Namun, jika dilihat, penawaran itu cukup mahal, di atas mayoritas pelanggan internet fixed broadband (66,27%) yang mengambil paket Rp100.001-300 ribu per bulan, berdasarkan Survei Internet Asosiasi Penyelenggara Jasa Internet Indonesia 2023.

Asosiasi Penyelenggara Jaringan Telekomunikasi (Apjatel) mengingatkan untuk menghadirkan internet cepat ke rumah perlu diperhatikan dan dianalisa bersama tentang regulatory cost atau biaya regulasi yang ada sekarang di penyelenggara jaringan. Misalnya, sewa tanah untuk jaringan telekomunikasi yang ada di Kota Surabaya dan biaya yang dibebankan terhadap kabel yang melintas di perlintasan kereta api.

Hal ini sangat berpengaruh terhadap perluasan jaringan dan kualitas layanan, termasuk result speed test. Poin tersebut berpengaruh kepada penyelenggara jaringan terhadap opex dan capex yang ada.

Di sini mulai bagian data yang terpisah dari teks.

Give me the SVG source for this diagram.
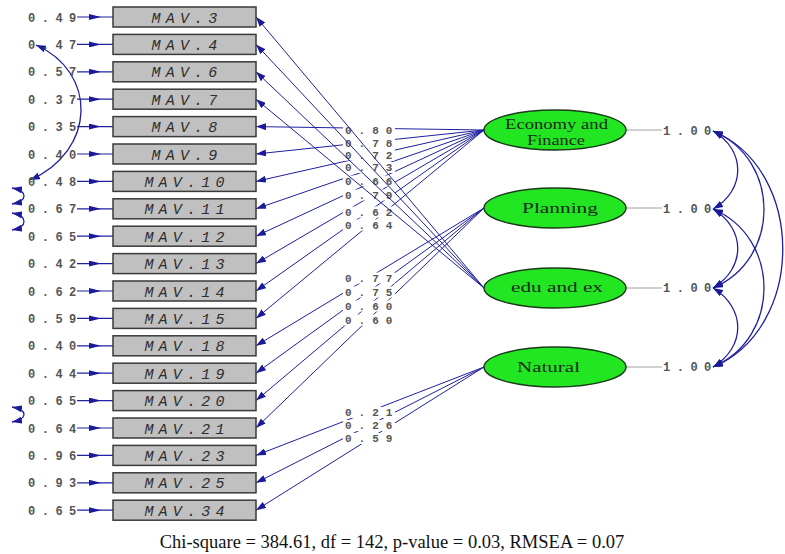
<svg xmlns="http://www.w3.org/2000/svg" width="785" height="554" viewBox="0 0 785 554">
<style>
.box{fill:#c0c0c0;stroke:#3a3a3a;stroke-width:1.5}
.bt{font-family:"Liberation Mono",monospace;font-style:italic;font-size:15px;letter-spacing:5.2px;fill:#2e2e2e;text-anchor:middle}
.num{font-family:"Liberation Mono",monospace;font-size:12px;letter-spacing:6.5px;fill:#555555;font-weight:bold}
.lnum{font-family:"Liberation Mono",monospace;font-size:11px;letter-spacing:7px;fill:#555555;font-weight:bold}
.ld{stroke:#2020a0;stroke-width:1;fill:none;marker-end:url(#ah)}
.cv{stroke:#2020a0;stroke-width:1.3;fill:none;marker-start:url(#ah);marker-end:url(#ah)}
.er{stroke:#2020a0;stroke-width:1.2;fill:none;marker-mid:url(#sa)}
.ell{fill:#22e622;stroke:#1a3a1a;stroke-width:1.5}
.et{font-family:"Liberation Serif",serif;font-size:15px;fill:#1a2a1a}
.lbg{fill:#ffffff}
.var{stroke:#a0a0a0;stroke-width:1}
</style>
<defs>
<marker id="ah" viewBox="0 0 10 7" refX="10" refY="3.5" markerWidth="10" markerHeight="7" markerUnits="userSpaceOnUse" orient="auto-start-reverse"><path d="M0,0 L10,3.5 L0,7 z" fill="#1a1a9a"/></marker>
<marker id="sa" viewBox="0 0 12 6" refX="12" refY="3" markerWidth="12" markerHeight="6" markerUnits="userSpaceOnUse" orient="auto"><path d="M0,0 L12,3 L0,6 z" fill="#1a1a9a"/></marker>
</defs>
<rect width="785" height="554" fill="#ffffff"/>

<g id="connectors">
<path class="er" d="M77,17 L101,17 L113,17"/>
<path class="er" d="M77,44.4 L101,44.4 L113,44.4"/>
<path class="er" d="M77,71.8 L101,71.8 L113,71.8"/>
<path class="er" d="M77,99.2 L101,99.2 L113,99.2"/>
<path class="er" d="M77,126.6 L101,126.6 L113,126.6"/>
<path class="er" d="M77,154 L101,154 L113,154"/>
<path class="er" d="M77,181.4 L101,181.4 L113,181.4"/>
<path class="er" d="M77,208.8 L101,208.8 L113,208.8"/>
<path class="er" d="M77,236.2 L101,236.2 L113,236.2"/>
<path class="er" d="M77,263.6 L101,263.6 L113,263.6"/>
<path class="er" d="M77,291 L101,291 L113,291"/>
<path class="er" d="M77,318.4 L101,318.4 L113,318.4"/>
<path class="er" d="M77,345.8 L101,345.8 L113,345.8"/>
<path class="er" d="M77,373.2 L101,373.2 L113,373.2"/>
<path class="er" d="M77,400.6 L101,400.6 L113,400.6"/>
<path class="er" d="M77,428 L101,428 L113,428"/>
<path class="er" d="M77,455.4 L101,455.4 L113,455.4"/>
<path class="er" d="M77,482.8 L101,482.8 L113,482.8"/>
<path class="er" d="M77,510.2 L101,510.2 L113,510.2"/>
<path class="cv" d="M36,45 C97,72 97,150 30,180"/>
<path class="cv" d="M12,188 C28,191 28,201 12,204"/>
<path class="cv" d="M12,213 C28,216 28,227 12,230"/>
<path class="cv" d="M12,407 C28,410 28,419 12,422"/>
<line class="ld" x1="484" y1="130" x2="256" y2="126.6"/>
<line class="ld" x1="484" y1="130" x2="256" y2="154"/>
<line class="ld" x1="484" y1="130" x2="256" y2="181.4"/>
<line class="ld" x1="484" y1="130" x2="256" y2="208.8"/>
<line class="ld" x1="484" y1="130" x2="256" y2="236.2"/>
<line class="ld" x1="484" y1="130" x2="256" y2="263.6"/>
<line class="ld" x1="484" y1="130" x2="256" y2="291"/>
<line class="ld" x1="484" y1="130" x2="256" y2="318.4"/>
<line class="ld" x1="484" y1="208" x2="256" y2="345.8"/>
<line class="ld" x1="484" y1="208" x2="256" y2="373.2"/>
<line class="ld" x1="484" y1="208" x2="256" y2="400.6"/>
<line class="ld" x1="484" y1="208" x2="256" y2="428"/>
<line class="ld" x1="484" y1="367" x2="256" y2="455.4"/>
<line class="ld" x1="484" y1="367" x2="256" y2="482.8"/>
<line class="ld" x1="484" y1="367" x2="256" y2="510.2"/>
<line class="var" x1="626" y1="130" x2="662" y2="130"/>
<line class="var" x1="626" y1="208" x2="662" y2="208"/>
<line class="var" x1="626" y1="288" x2="662" y2="288"/>
<line class="var" x1="626" y1="367" x2="662" y2="367"/>
<path class="cv" d="M713,131 C746,150 746,190 713,209"/>
<path class="cv" d="M713,209 C746,229 746,268 713,288"/>
<path class="cv" d="M713,288 C746,308 746,347 713,367"/>
<path class="cv" d="M713,131 C781,160 781,259 713,288"/>
<path class="cv" d="M713,209 C781,238 781,338 713,367"/>
<path class="cv" d="M713,131 C806,170 806,328 713,367"/>
</g>

<g id="loading-labels">
<rect class="lbg" x="343" y="125" width="52" height="11"/>
<text class="lnum" x="345" y="134">0.80</text>
<rect class="lbg" x="343" y="137.5" width="52" height="11"/>
<text class="lnum" x="345" y="146.5">0.78</text>
<rect class="lbg" x="343" y="149.5" width="52" height="11"/>
<text class="lnum" x="345" y="158.5">0.72</text>
<rect class="lbg" x="343" y="162" width="52" height="11"/>
<text class="lnum" x="345" y="171">0.73</text>
<rect class="lbg" x="343" y="175.5" width="52" height="11"/>
<text class="lnum" x="345" y="184.5">0.66</text>
<rect class="lbg" x="343" y="189.5" width="52" height="11"/>
<text class="lnum" x="345" y="198.5">0.79</text>
<rect class="lbg" x="343" y="206.5" width="52" height="11"/>
<text class="lnum" x="345" y="215.5">0.62</text>
<rect class="lbg" x="343" y="219.5" width="52" height="11"/>
<text class="lnum" x="345" y="228.5">0.64</text>
<rect class="lbg" x="343" y="272.5" width="52" height="11"/>
<text class="lnum" x="345" y="281.5">0.77</text>
<rect class="lbg" x="343" y="286.5" width="52" height="11"/>
<text class="lnum" x="345" y="295.5">0.75</text>
<rect class="lbg" x="343" y="300.5" width="52" height="11"/>
<text class="lnum" x="345" y="309.5">0.60</text>
<rect class="lbg" x="343" y="314.5" width="52" height="11"/>
<text class="lnum" x="345" y="323.5">0.60</text>
<rect class="lbg" x="343" y="407" width="52" height="11"/>
<text class="lnum" x="345" y="416">0.21</text>
<rect class="lbg" x="343" y="420" width="52" height="11"/>
<text class="lnum" x="345" y="429">0.26</text>
<rect class="lbg" x="343" y="433" width="52" height="11"/>
<text class="lnum" x="345" y="442">0.59</text>
</g>

<g id="connectors-edu">
<line class="ld" x1="484" y1="288" x2="256" y2="17"/>
<line class="ld" x1="484" y1="288" x2="256" y2="44.4"/>
<line class="ld" x1="484" y1="288" x2="256" y2="71.8"/>
<line class="ld" x1="484" y1="288" x2="256" y2="99.2"/>
</g>

<g id="error-labels">
<text class="num" x="28" y="21.5">0.49</text>
<text class="num" x="28" y="48.9">0.47</text>
<text class="num" x="28" y="76.3">0.57</text>
<text class="num" x="28" y="103.7">0.37</text>
<text class="num" x="28" y="131.1">0.35</text>
<text class="num" x="28" y="158.5">0.40</text>
<text class="num" x="28" y="185.9">0.48</text>
<text class="num" x="28" y="213.3">0.67</text>
<text class="num" x="28" y="240.7">0.65</text>
<text class="num" x="28" y="268.1">0.42</text>
<text class="num" x="28" y="295.5">0.62</text>
<text class="num" x="28" y="322.9">0.59</text>
<text class="num" x="28" y="350.3">0.40</text>
<text class="num" x="28" y="377.7">0.44</text>
<text class="num" x="28" y="405.1">0.65</text>
<text class="num" x="28" y="432.5">0.64</text>
<text class="num" x="28" y="459.9">0.96</text>
<text class="num" x="28" y="487.3">0.93</text>
<text class="num" x="28" y="514.7">0.65</text>
</g>

<g id="mav3"><rect class="box" x="113" y="7" width="143" height="20"/><text class="bt" x="187" y="22.5">MAV.3</text></g>
<g id="mav4"><rect class="box" x="113" y="34.4" width="143" height="20"/><text class="bt" x="187" y="49.9">MAV.4</text></g>
<g id="mav6"><rect class="box" x="113" y="61.8" width="143" height="20"/><text class="bt" x="187" y="77.3">MAV.6</text></g>
<g id="mav7"><rect class="box" x="113" y="89.2" width="143" height="20"/><text class="bt" x="187" y="104.7">MAV.7</text></g>
<g id="mav8"><rect class="box" x="113" y="116.6" width="143" height="20"/><text class="bt" x="187" y="132.1">MAV.8</text></g>
<g id="mav9"><rect class="box" x="113" y="144" width="143" height="20"/><text class="bt" x="187" y="159.5">MAV.9</text></g>
<g id="mav10"><rect class="box" x="113" y="171.4" width="143" height="20"/><text class="bt" x="187" y="186.9">MAV.10</text></g>
<g id="mav11"><rect class="box" x="113" y="198.8" width="143" height="20"/><text class="bt" x="187" y="214.3">MAV.11</text></g>
<g id="mav12"><rect class="box" x="113" y="226.2" width="143" height="20"/><text class="bt" x="187" y="241.7">MAV.12</text></g>
<g id="mav13"><rect class="box" x="113" y="253.6" width="143" height="20"/><text class="bt" x="187" y="269.1">MAV.13</text></g>
<g id="mav14"><rect class="box" x="113" y="281" width="143" height="20"/><text class="bt" x="187" y="296.5">MAV.14</text></g>
<g id="mav15"><rect class="box" x="113" y="308.4" width="143" height="20"/><text class="bt" x="187" y="323.9">MAV.15</text></g>
<g id="mav18"><rect class="box" x="113" y="335.8" width="143" height="20"/><text class="bt" x="187" y="351.3">MAV.18</text></g>
<g id="mav19"><rect class="box" x="113" y="363.2" width="143" height="20"/><text class="bt" x="187" y="378.7">MAV.19</text></g>
<g id="mav20"><rect class="box" x="113" y="390.6" width="143" height="20"/><text class="bt" x="187" y="406.1">MAV.20</text></g>
<g id="mav21"><rect class="box" x="113" y="418" width="143" height="20"/><text class="bt" x="187" y="433.5">MAV.21</text></g>
<g id="mav23"><rect class="box" x="113" y="445.4" width="143" height="20"/><text class="bt" x="187" y="460.9">MAV.23</text></g>
<g id="mav25"><rect class="box" x="113" y="472.8" width="143" height="20"/><text class="bt" x="187" y="488.3">MAV.25</text></g>
<g id="mav34"><rect class="box" x="113" y="500.2" width="143" height="20"/><text class="bt" x="187" y="515.7">MAV.34</text></g>

<g id="economy"><ellipse class="ell" cx="555" cy="130" rx="71" ry="20"/><text class="et" x="505" y="129" textLength="103" lengthAdjust="spacingAndGlyphs">Economy and</text><text class="et" x="527" y="145" textLength="58" lengthAdjust="spacingAndGlyphs">Finance</text></g>
<g id="planning"><ellipse class="ell" cx="555" cy="208" rx="71" ry="20"/><text class="et" x="522" y="213" textLength="76" lengthAdjust="spacingAndGlyphs">Planning</text></g>
<g id="edu"><ellipse class="ell" cx="555" cy="288" rx="71" ry="20"/><text class="et" x="511" y="292" textLength="92" lengthAdjust="spacingAndGlyphs">edu and ex</text></g>
<g id="natural"><ellipse class="ell" cx="555" cy="367" rx="71" ry="20"/><text class="et" x="517" y="372" textLength="63" lengthAdjust="spacingAndGlyphs">Natural</text></g>

<g id="variance-labels">
<text class="num" x="663" y="134.5">1.00</text>
<text class="num" x="663" y="212.5">1.00</text>
<text class="num" x="663" y="292">1.00</text>
<text class="num" x="663" y="371">1.00</text>
</g>

<text x="392" y="548" font-family="Liberation Serif, serif" font-size="18.5" fill="#111" text-anchor="middle">Chi-square = 384.61, df = 142, p-value = 0.03, RMSEA = 0.07</text>
</svg>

Terlepas dari semua isu di atas harus secara obyektif melihat masalah yakni jika hasil survei kecepatan internet Indonesia itu merupakan angka rerata atau melihat beberapa daerah. Harap diingat, Indonesia adalah negara kepulauan berbeda dengan Singapura atau Hong Kong.

Secara teknis hal yang dapat dilakukan untuk mengatasi ketimpangan kecepatan adalah melakukan lokalisasi akses konten dengan memperbanyak Content Delivery Network (CDN) dari platform asing atau menambah gateway akses dimana routing-nya tidak hanya ada di Jakarta atau Pulau Jawa.

Karena, masalah utama bagi pengguna sebenarnya adalah kenyamanan akses. Tak ada gunanya diberikan kecepatan 100 Mbps jika diberlakukan sistem kuota dan Fair Usage Policy (FUP) yang ujungnya kecepatan akan melambat karena kuota mulai menipis.

Selain itu, regulator harus mampu membangun equal level playing field dimana ada persaingan sehat, konsumen mempunyai cukup pilihan, pengawasan hingga sanksi untuk tingkat layanan yang tidak memenuhi persyaratan minimal.

Jangan gunakan kacamata 20 tahun lalu untuk mengatur industri yang terus bergerak cepat ini.